Химическая грелка, которую я налил водой перед тем, как покинуть госпиталь, жгла руку сквозь варежку, но тепло не передавалось телу. Я сунул грелку за пазуху. Она тут же прорвалась, из нее посыпался какой-то черный порошок. Маленький участок груди под грелкой быстро погорячел, и я почувствовал, как, ожившая, по нему просеменила вошь.
Ветер, шатавший скворечни, спустился вниз, стригнул, словно птичьим крылом, по снегу и студью полыхнул под шинель. Я прижал одежду там, где ударил холод, и не дал ему обнять меня всего, но ветер загудел и накинулся на меня, ожесточенно, без передышки...
В первой избе, куда я сунулся в поисках ночлега, мне отказал военный в синем галифе и матросском тельнике. На мой стук он приоткрыл дверь, заполнив щель своим большим сытым телом, и стал молча проверять засов и ход задвижки в петлях, словно я стучал специально для того, чтобы указать ему на их ненадежность. Не спеша и основательно притворил дверь и наложил запоры.
В другой избе мне даже не открыли двери. Хриплый мужской голос спросил:
– Кто таков?
– Из госпиталя... Пустите переночевать.
– Раненый, что ли?
– Контуженый. На комиссии был...
– Места нет,- сказал человек и равнодушно зашлепал прочь от двери.

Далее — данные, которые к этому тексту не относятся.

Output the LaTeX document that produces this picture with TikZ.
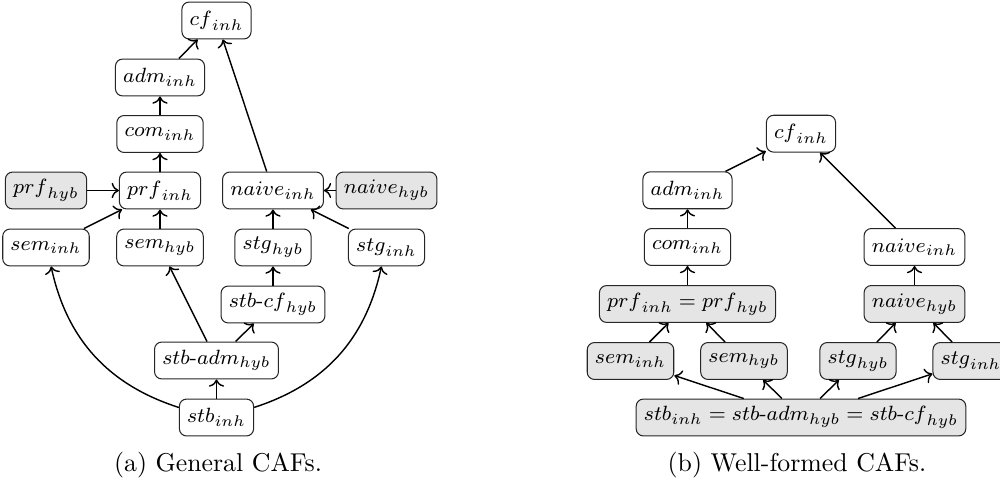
\documentclass[tikz,border=0pt]{standalone}
\usepackage{amsmath}
\usetikzlibrary{arrows.meta}
\begin{document}
\begin{tikzpicture}[x=0.3876pt, y=-0.3876pt,
  sem/.style={draw=black!85, line width=0.4pt, rounded corners=2.8pt, fill=white,
    inner xsep=3pt, inner ysep=2pt, minimum height=14.3pt, font=\footnotesize},
  hyb/.style={sem, fill=gray!20},
  edge/.style={->, line width=0.55pt},
  captext/.style={font=\normalsize, inner sep=0pt}]
\useasboundingbox (0,0) rectangle (1000,489);

% ---------- (a) general CAFs ----------
\node[sem] (a-cf)   at (216.5, 20.5)  {${cf}_{inh}$};
\node[sem] (a-adm)  at (160, 77.5)    {${adm}_{inh}$};
\node[sem] (a-com)  at (160, 134)     {${com}_{inh}$};
\node[hyb] (a-prfh) at (46, 190.5)    {${prf}_{hyb}$};
\node[sem] (a-prfi) at (160, 190.5)   {${prf}_{inh}$};
\node[sem] (a-naii) at (273, 190.5)   {${naive}_{inh}$};
\node[hyb] (a-naih) at (386.5, 190.5) {${naive}_{hyb}$};
\node[sem] (a-semi) at (46, 247.5)    {${sem}_{inh}$};
\node[sem] (a-semh) at (160, 247.5)   {${sem}_{hyb}$};
\node[sem] (a-stgh) at (273, 247.5)   {${stg}_{hyb}$};
\node[sem] (a-stgi) at (386.5, 247.5) {${stg}_{inh}$};
\node[sem] (a-scf)  at (273, 304.5)   {${stb\text{-}cf}_{hyb}$};
\node[sem] (a-sadm) at (216.5, 360.5) {${stb\text{-}adm}_{hyb}$};
\node[sem] (a-stb)  at (216.5, 417.5) {${stb}_{inh}$};

\draw[edge] (a-adm)  -- (a-cf);
\draw[edge] (a-com)  -- (a-adm);
\draw[edge] (a-prfi) -- (a-com);
\draw[edge] (a-prfh) -- (a-prfi);
\draw[edge] (a-semi) -- (a-prfi);
\draw[edge] (a-semh) -- (a-prfi);
\draw[edge] (a-naii) -- (a-cf);
\draw[edge] (a-naih) -- (a-naii);
\draw[edge] (a-stgh) -- (a-naii);
\draw[edge] (a-stgi) -- (a-naii);
\draw[edge] (a-scf)  -- (a-stgh);
\draw[edge] (a-sadm) -- (a-scf);
\draw[edge] (a-sadm) -- (a-semh);
\draw[edge] (a-stb)  -- (a-sadm);
\draw[edge] (a-stb) to[bend left=30]  (a-semi);
\draw[edge] (a-stb) to[bend right=30] (a-stgi);

\node[captext] (capa) at (218, 465) {(a) General CAFs.};

% ---------- (b) well-formed CAFs ----------
\node[sem] (b-cf)   at (801, 133.7)   {${cf}_{inh}$};
\node[sem] (b-adm)  at (687.5, 190.3) {${adm}_{inh}$};
\node[sem] (b-com)  at (687.5, 247)   {${com}_{inh}$};
\node[sem] (b-naii) at (914.5, 247)   {${naive}_{inh}$};
\node[hyb] (b-prf)  at (687.5, 304)   {${prf}_{inh} = {prf}_{hyb}$};
\node[hyb] (b-naih) at (914.5, 304)   {${naive}_{hyb}$};
\node[hyb] (b-semi) at (630.5, 361)   {${sem}_{inh}$};
\node[hyb] (b-semh) at (744, 361)     {${sem}_{hyb}$};
\node[hyb] (b-stgh) at (858, 361)     {${stg}_{hyb}$};
\node[hyb] (b-stgi) at (971, 361)     {${stg}_{inh}$};
\node[hyb] (b-stb)  at (801, 417.5)   {${stb}_{inh} = {stb\text{-}adm}_{hyb} = {stb\text{-}cf}_{hyb}$};

\draw[edge] (b-adm)  -- (b-cf);
\draw[edge] (b-naii) -- (b-cf);
\draw[edge] (b-com)  -- (b-adm);
\draw[edge] (b-prf)  -- (b-com);
\draw[edge] (b-naih) -- (b-naii);
\draw[edge] (b-semi) -- (b-prf);
\draw[edge] (b-semh) -- (b-prf);
\draw[edge] (b-stgh) -- (b-naih);
\draw[edge] (b-stgi) -- (b-naih);
\draw[edge] (b-stb)  -- (b-semi);
\draw[edge] (b-stb)  -- (b-semh);
\draw[edge] (b-stb)  -- (b-stgh);
\draw[edge] (b-stb)  -- (b-stgi);

\node[captext] (capb) at (797, 465) {(b) Well-formed CAFs.};
\end{tikzpicture}
\end{document}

Я подождал зачем-то и пошел к следующей избе. Меня сразу впустили. Здесь были одни женщины: старуха, молодая солдатка с младенцем у груди и уродливая бабенка с вытянутой конусом и приплюснутой сверху головой.
– Ранетый?
– с состраданием спросила старуха.
Я объяснил что и как.
– Раздевайтесь, товарищ командир,- сказала старуха.- Я вам валеночки дам.- Она достала с печки пару разношенных драных чесанок.- Нехорошие, а все тепше будет.